Jeshua, what about when you were in the temple and drove out the moneychangers? You beat them with a whip. Is there not righteous anger?

The appropriateness of the action does not deny its source. I but mirrored them to themselves. They drove themselves out of the temple by their own perceptions. I only assisted them in completing what they had already done to themselves.

This action may have seemed cruel and unfitting for a prince of peace, yet it was born in love. This alone is the test of righteousness. It was my love for them that acted. There are times when the demonstration of separation creates a strong response in love. Life called me to the temple. It acted through me in love.

Jeshua, isn’t life acting through all these people who are chaining themselves to trees?

Yes. I do not deny this. It is not black and white.
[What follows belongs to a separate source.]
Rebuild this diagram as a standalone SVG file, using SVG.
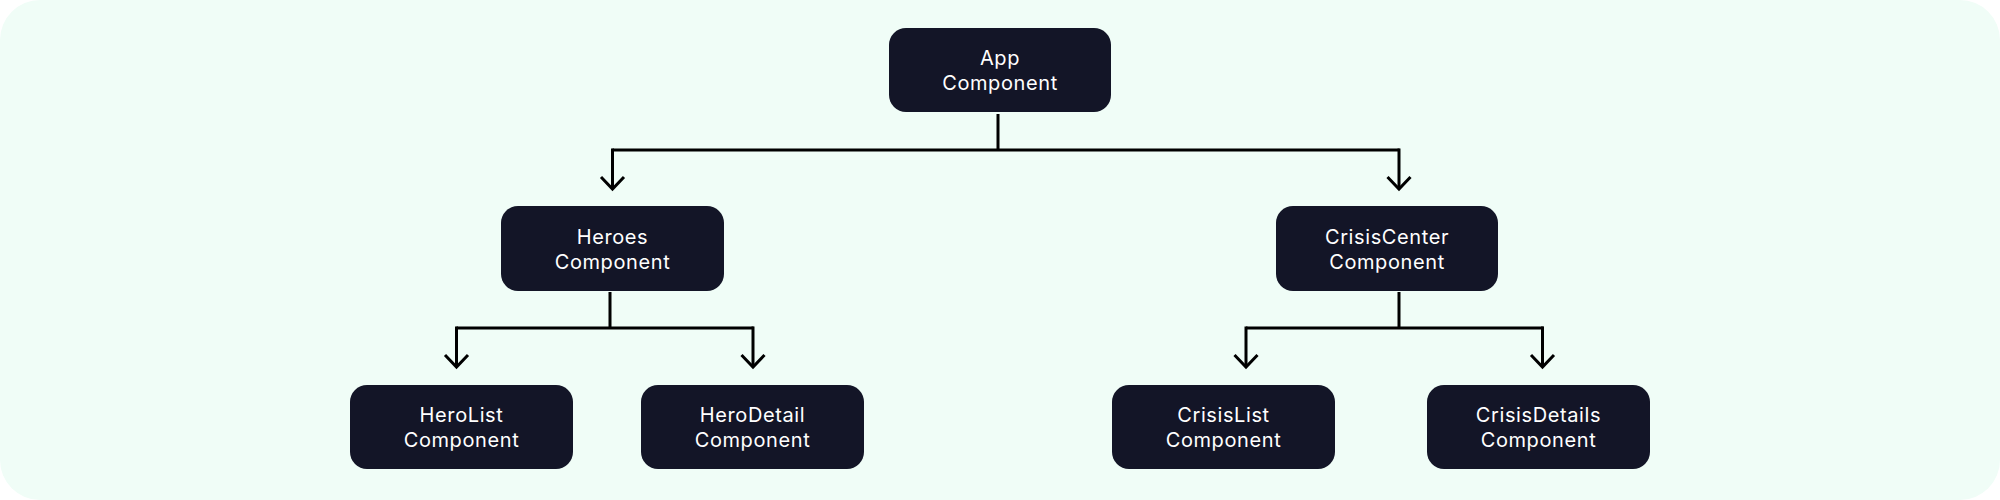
<svg xmlns="http://www.w3.org/2000/svg" width="2000" height="500" viewBox="0 0 2000 500">
<style>
.node rect{fill:#131527;}
.node text{fill:#ffffff;font-family:Inter,"Liberation Sans",sans-serif;font-size:20px;letter-spacing:0.6px;text-anchor:middle;}
.conn path{fill:none;stroke:#000000;stroke-width:3;}
</style>
<defs>
<marker id="arr" viewBox="-14 -14 28 28" markerWidth="28" markerHeight="28" refX="0" refY="0" orient="auto" markerUnits="userSpaceOnUse">
<path d="M-12,-11.5 L0,0 L-12,11.5" fill="none" stroke="#000" stroke-width="3"/>
</marker>
</defs>
<rect x="0" y="0" width="2000" height="500" rx="40" fill="#f0fdf7"/>
<g class="conn">
<path d="M998,114 V150 M612.5,150 H1399.5"/>
<path d="M612.5,148.5 V189" marker-end="url(#arr)"/>
<path d="M1399,148.5 V189" marker-end="url(#arr)"/>
<path d="M610,292 V328 M456.5,328 H753.5"/>
<path d="M456.5,326.5 V367" marker-end="url(#arr)"/>
<path d="M753,326.5 V367" marker-end="url(#arr)"/>
<path d="M1399,292 V328 M1246,328 H1543.5"/>
<path d="M1246,326.5 V367" marker-end="url(#arr)"/>
<path d="M1542.5,326.5 V367" marker-end="url(#arr)"/>
</g>
<g id="app" class="node"><rect x="889" y="28" width="222" height="84" rx="17"/><text x="1000" y="65">App</text><text x="1000" y="90">Component</text></g>
<g id="heroes" class="node"><rect x="501" y="206" width="223" height="85" rx="17"/><text x="612.5" y="243.5">Heroes</text><text x="612.5" y="268.5">Component</text></g>
<g id="crisiscenter" class="node"><rect x="1276" y="206" width="222" height="85" rx="17"/><text x="1387" y="243.5">CrisisCenter</text><text x="1387" y="268.5">Component</text></g>
<g id="herolist" class="node"><rect x="350" y="385" width="223" height="84" rx="17"/><text x="461.5" y="422">HeroList</text><text x="461.5" y="447">Component</text></g>
<g id="herodetail" class="node"><rect x="641" y="385" width="223" height="84" rx="17"/><text x="752.5" y="422">HeroDetail</text><text x="752.5" y="447">Component</text></g>
<g id="crisislist" class="node"><rect x="1112" y="385" width="223" height="84" rx="17"/><text x="1223.5" y="422">CrisisList</text><text x="1223.5" y="447">Component</text></g>
<g id="crisisdetails" class="node"><rect x="1427" y="385" width="223" height="84" rx="17"/><text x="1538.5" y="422">CrisisDetails</text><text x="1538.5" y="447">Component</text></g>
</svg>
There are many awakening Christs in the forest, acting from love.

I don’t get it. It all seems contradictory. One minute you say they are acting in fear and separation, and the next you say they act in love.

Both are present within all humans. You would not still be in a body were you not a mixture of both. The same is true of those who seek to cut down the trees. There is both love and fear acting in all.

God! I can see how impossible it is to reduce it all to something you can get your hands on—some simple principles that allow one to define and manage it all.

Life is a mysterious process. It is not to be managed or controlled—it is to be lived in surrender to the process itself. The only guideline that I give to you is that of love. "Love one another—even as I have loved you, love one another."

Even that seems to be a matter of degree. Whose heart is totally open?

Only one who has come to know me completely. And to know me completely is to see me in everyone. This, my brother, is the journey of awakening.